There is a bipartisan group of senators sitting around trying to cut out some of the bloated spending so they can get a slightly less bloated bill through the Senate. This would seem to be a lifesaver for the Democrats, something that such senators like Susan Collins are always willing to do. But
Harry Reid doesn't seem to be at all grateful that these moderate senators might pull his bacon out of the fire to pass the bill.
"As I have explained to the people within that group, they cannot hold the president of the United States hostage," fumed Majority Leader Harry Reid (Nev.). "If they think they are going to rewrite this bill and Barack Obama's going to walk away from what he has been trying to do for the American people, they've got another thought coming."
Holding the president hostage? This caused the workhorses to rear up.
"Oh, goodness, no," said Joe Lieberman (I-Conn.) as he returned to the dealmaking table in Dirksen. "I'm for human rights."
And Claire McCaskill (D-Mo.) chuckled at her leader's accusation. "A little dramatic, don't you think?"
Instead of nibbling around the edges to cut a few billion here and there, I wish they'd take the advice of Alice Rivlin which
Bill Kristol distills here.
“This plan is more than a prescription for short-term spending -- it's a strategy for America's long-term growth and opportunity in areas such as renewable energy, health care and education.”
With this key sentence from his op-ed in the Washington Post today, President Obama has given Republicans a golden opportunity: Insist on splitting the legislation being debated on the Senate floor into a true short-term stimulus, which can pass quickly, and long-term policy proposals, which require serious debate.
Republicans should stop trying to improve the unimproveable with small-bore amendments to the current legislative package. Instead, they can point out that Obama is supporting under the guise of emergency legislation a bloated catch-all of stimulus, pork and (often bad) policy. They can make clear that Republicans will support a real short-term stimulus (pro-growth tax cuts, housing measures and a few targeted spending provisions unemployment and COBRA extensions) that meets Larry Summers’s criteria of being targeted, timely and temporary. They should introduce such a measure as a substitute -- “The Emergency Economic Growth Bill of 2009” -- and trumpet their vigorous support of it. And they should insist that all the “energy, health care and education” proposals be debated in an orderly and serious way in the regular legislative process -- not jammed through as part of an emergency “stimulus.”

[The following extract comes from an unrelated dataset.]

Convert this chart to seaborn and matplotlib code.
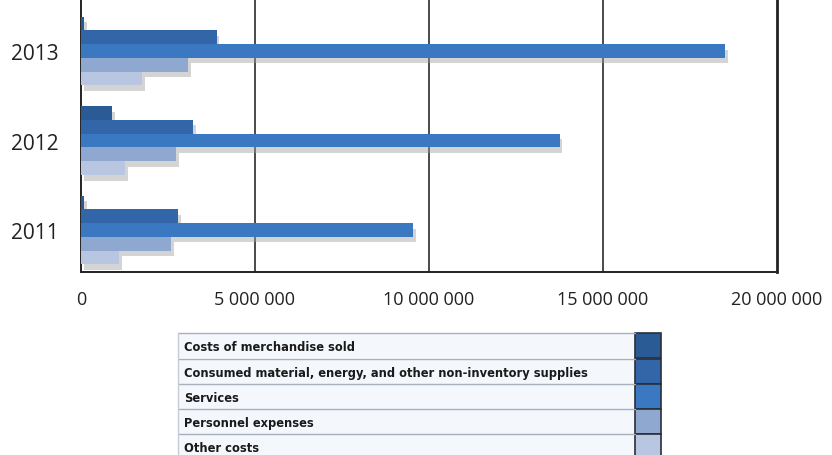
import matplotlib
matplotlib.use("Agg")
import matplotlib.pyplot as plt
import matplotlib.patheffects as pe
from matplotlib.patches import Rectangle
from matplotlib.ticker import FuncFormatter
from matplotlib import font_manager
import numpy as np
import pandas as pd
import seaborn as sns

# data
years = ["2013", "2012", "2011"]
categories = [
    "Costs of merchandise sold",
    "Consumed material, energy, and other non-inventory supplies",
    "Services",
    "Personnel expenses",
    "Other costs",
]
merchandise = [100_000, 900_000, 100_000]
consumed = [3_900_000, 3_220_000, 2_800_000]
services = [18_500_000, 13_750_000, 9_550_000]
personnel = [3_080_000, 2_730_000, 2_600_000]
other = [1_750_000, 1_270_000, 1_100_000]
colors = ["#2b5b94", "#3366a8", "#3a78c2", "#8fa8d0", "#b8c6e2"]
xticks = [0, 5_000_000, 10_000_000, 15_000_000, 20_000_000]

series = [merchandise, consumed, services, personnel, other]
rows = []
for cat, vals in zip(categories, series):
    for y, v in zip(years, vals):
        rows.append({"Year": y, "Cost": cat, "Value": v})
df = pd.DataFrame(rows)

sns.set_theme(style="white")
plt.rcParams["font.family"] = ["Open Sans", "DejaVu Sans"]

# a narrow bold face for the legend table
narrow = None
for f in font_manager.fontManager.ttflist:
    if "Condensed" in f.fname and "DejaVuSans" in f.fname and "Bold" in f.fname \
            and "Oblique" not in f.fname:
        narrow = font_manager.FontProperties(fname=f.fname, size=9.2)
        break
if narrow is None:
    narrow = font_manager.FontProperties(family="DejaVu Sans", weight="bold",
                                         stretch="condensed", size=9.2)

W, H = 832, 456
fig = plt.figure(figsize=(W / 100, H / 100), dpi=100)
ax = fig.add_axes([81 / W, 1 - 273 / H, (777 - 81) / W, 273 / H])

sns.barplot(data=df, x="Value", y="Year", hue="Cost", order=years,
            hue_order=categories, palette=colors, orient="h",
            width=0.77, saturation=1, legend=False, ax=ax, zorder=3)

for p in ax.patches:
    p.set_edgecolor("none")
    p.set_path_effects([pe.SimplePatchShadow(offset=(2, -4), shadow_rgbFace="#a0a0a0",
                                             alpha=0.45), pe.Normal()])

ax.set_xlim(0, 20_000_000)
ax.set_ylim(2.469, -0.581)
ax.set_xticks(xticks)
ax.xaxis.set_major_formatter(FuncFormatter(lambda v, _: f"{int(v):,}".replace(",", " ")))
ax.tick_params(axis="x", length=0, pad=13, labelsize=13, labelcolor="#222222")
ax.tick_params(axis="y", length=0, pad=16, labelsize=15, labelcolor="#222222")
ax.set_xlabel("")
ax.set_ylabel("")
for x in xticks[1:-1]:
    ax.axvline(x, color="#4a4a4a", lw=1.4, zorder=1)
for side in ["left", "bottom", "right"]:
    ax.spines[side].set_color("#222222")
ax.spines["left"].set_linewidth(1.4)
ax.spines["bottom"].set_linewidth(1.4)
ax.spines["right"].set_linewidth(2.0)
ax.spines["top"].set_visible(False)

# legend table below the chart
lg = fig.add_axes([0, 0, 1, 1], zorder=5)
lg.set_xlim(0, W)
lg.set_ylim(H, 0)
lg.axis("off")
lg.patch.set_alpha(0)
row_tops = [334, 360, 385, 410, 435]
row_h = 25
for i, (cat, col) in enumerate(zip(categories, colors)):
    top = row_tops[i]
    lg.add_patch(Rectangle((178, top), 457, row_h, facecolor="#f4f7fc",
                           edgecolor="none"))
    lg.plot([178, 635], [top, top], color="#a8b0bc", lw=1)
    lg.add_patch(Rectangle((635, top), 26, row_h, facecolor=col,
                           edgecolor="#2a2f38", lw=1.2))
    lg.text(184, top + row_h / 2 + 1, cat, va="center", ha="left",
            fontproperties=narrow, color="#1a1a1a")
lg.plot([178, 178], [334, 460], color="#c8ccd4", lw=1)

fig.savefig("out.png", dpi=100)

This strategy depends on GOP willingness to slow the process down and to challenge Obama’s arbitrary Presidents’ Day deadline. The Republican position should be: We’ll pass on this emergency timetable a real stripped-down emergency stimulus. But if Obama insists on legislation incorporating an alleged “strategy for America’s long-term growth,” then the country deserves hearings and debate that obviously will take some time. And Republicans should make clear they cannot agree to limiting debate to a couple of days on such momentous long-term legislation.
In other words: If Obama wants a stimulus, Republicans will give it to him tomorrow. It’s the president’s and the Democrats’ insistence on incorporating a huge and problematic policy agenda in this one bill that’s delaying action. Why then, Republicans can ask, is President Obama delaying a necessary, short-term, emergency growth package?
This makes such good sense that of course Susan Collins will ignore it. When they've cut out a mere $100 billion from the bill, we'll have to see whether the other Democrats will still vote for the bill. Probably they will since they'll still have a lot of what they want in the bill. And with Susan Collins and one more Republican senator they'll pass a slightly less awful bill. They still won't be able to answer why the emergency bill can't be stripped down to whatever is related to stimulating the economy right now instead of doing long-term spending that didn't need to go through the normal rules of debate on appropriations. Susan Collins won't be able to answer that question but she'll be happy to preen about her efforts at bipartisanship.
4 comments:
Sen. Vitter’s amendment to ban ACORN funding failed 45-51.
So the group famous for voter fraud will get pay off money.
Skay,
Funding people for each and every fradulent voter registration they can produce IS job creation. In fact, this effort to reward felonious behavior is one of the few points of the emergency pork-u-lus bill that actually puts money in the hands of people. We used to call it illegal but now with CHANGE®, there is HOPE® for criminals everywhere!
This is interesting:
"CBO: Obama stimulus harmful over long haul"
"President Obama's economic recovery package will actually hurt the economy more in the long run than if he were to do nothing, the nonpartisan Congressional Budget Office said Wednesday". [http://www.washingtontimes.com/news/2009/feb/04/cbo-obama-stimulus-harmful-over-long-haul/]
http://readthestimulus.org/index.php?doc=amdth1&page=1
The Senate "sell out" bill brought to us by Obama -the Democrats and
the usual suspects-Snowe, Specter and Collins.